> _Exercise task_: Extract all lines that hold the string "this".

> _The input_:
▬▬▬

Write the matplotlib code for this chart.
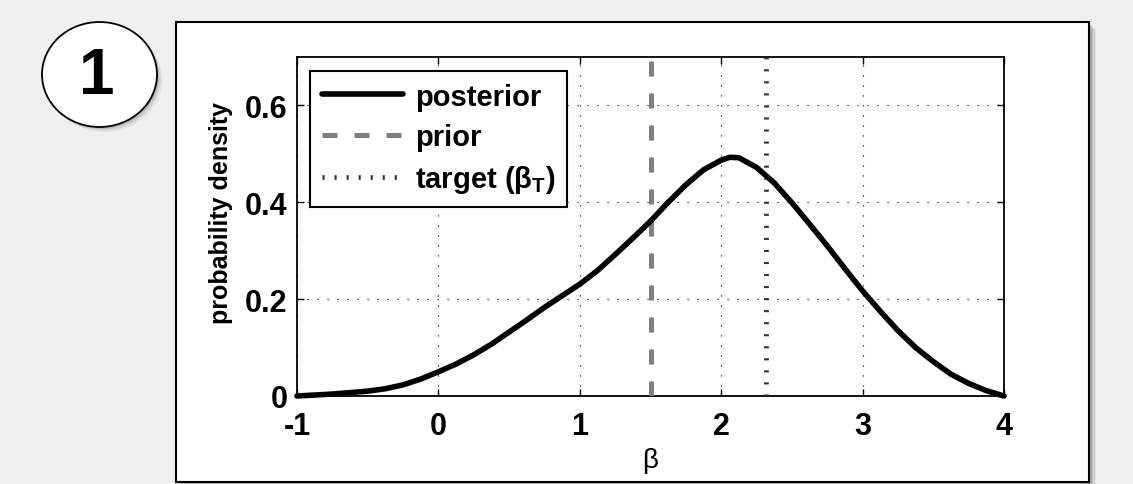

▬▬▬

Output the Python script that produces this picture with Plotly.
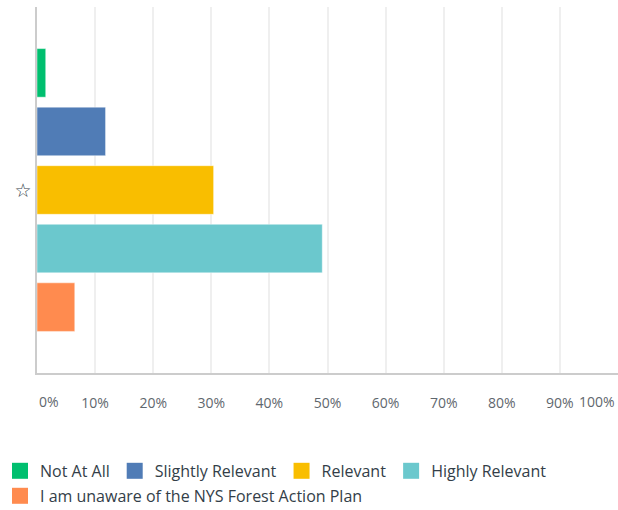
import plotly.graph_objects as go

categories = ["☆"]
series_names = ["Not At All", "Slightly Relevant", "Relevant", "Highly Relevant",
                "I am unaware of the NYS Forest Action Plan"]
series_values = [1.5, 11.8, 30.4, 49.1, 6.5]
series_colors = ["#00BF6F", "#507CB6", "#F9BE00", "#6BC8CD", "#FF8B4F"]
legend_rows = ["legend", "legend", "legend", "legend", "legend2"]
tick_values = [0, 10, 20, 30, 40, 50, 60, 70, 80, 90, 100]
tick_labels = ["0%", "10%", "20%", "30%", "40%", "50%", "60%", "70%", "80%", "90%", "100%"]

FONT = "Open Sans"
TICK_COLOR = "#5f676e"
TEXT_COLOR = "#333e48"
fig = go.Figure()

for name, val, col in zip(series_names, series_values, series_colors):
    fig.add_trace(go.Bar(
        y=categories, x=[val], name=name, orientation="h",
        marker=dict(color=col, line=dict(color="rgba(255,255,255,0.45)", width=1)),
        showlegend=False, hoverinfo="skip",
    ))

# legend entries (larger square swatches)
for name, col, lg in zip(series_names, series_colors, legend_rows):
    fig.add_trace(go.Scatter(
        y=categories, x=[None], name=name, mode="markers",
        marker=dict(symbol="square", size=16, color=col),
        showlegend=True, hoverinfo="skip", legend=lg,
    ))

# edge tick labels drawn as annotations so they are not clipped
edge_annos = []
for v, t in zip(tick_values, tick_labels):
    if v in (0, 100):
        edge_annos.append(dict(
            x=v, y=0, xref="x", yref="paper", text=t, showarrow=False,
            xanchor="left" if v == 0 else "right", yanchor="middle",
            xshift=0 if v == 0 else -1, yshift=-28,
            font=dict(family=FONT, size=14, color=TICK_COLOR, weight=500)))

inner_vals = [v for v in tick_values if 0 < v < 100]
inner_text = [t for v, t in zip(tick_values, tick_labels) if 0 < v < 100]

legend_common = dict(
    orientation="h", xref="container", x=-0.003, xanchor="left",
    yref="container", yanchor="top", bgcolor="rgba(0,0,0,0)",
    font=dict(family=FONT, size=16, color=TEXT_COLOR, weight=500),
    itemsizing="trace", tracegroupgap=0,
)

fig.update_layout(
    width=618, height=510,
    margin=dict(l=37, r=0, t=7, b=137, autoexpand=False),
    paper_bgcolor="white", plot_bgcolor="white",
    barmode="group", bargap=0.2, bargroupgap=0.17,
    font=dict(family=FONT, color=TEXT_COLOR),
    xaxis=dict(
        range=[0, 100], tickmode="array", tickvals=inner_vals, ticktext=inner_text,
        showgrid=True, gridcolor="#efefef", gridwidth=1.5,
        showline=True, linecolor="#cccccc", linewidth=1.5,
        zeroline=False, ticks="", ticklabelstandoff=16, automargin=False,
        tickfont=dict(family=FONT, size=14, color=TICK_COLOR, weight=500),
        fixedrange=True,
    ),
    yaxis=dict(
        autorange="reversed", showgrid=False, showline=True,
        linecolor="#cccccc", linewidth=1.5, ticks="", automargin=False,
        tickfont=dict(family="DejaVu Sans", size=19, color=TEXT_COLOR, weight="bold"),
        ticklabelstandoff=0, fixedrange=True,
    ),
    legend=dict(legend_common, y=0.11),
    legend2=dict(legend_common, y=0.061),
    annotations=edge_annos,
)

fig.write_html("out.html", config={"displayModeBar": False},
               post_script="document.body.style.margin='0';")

▬▬▬

> _The completed task_:
Write the matplotlib code for this chart.
Output the Python script that produces this picture with Plotly.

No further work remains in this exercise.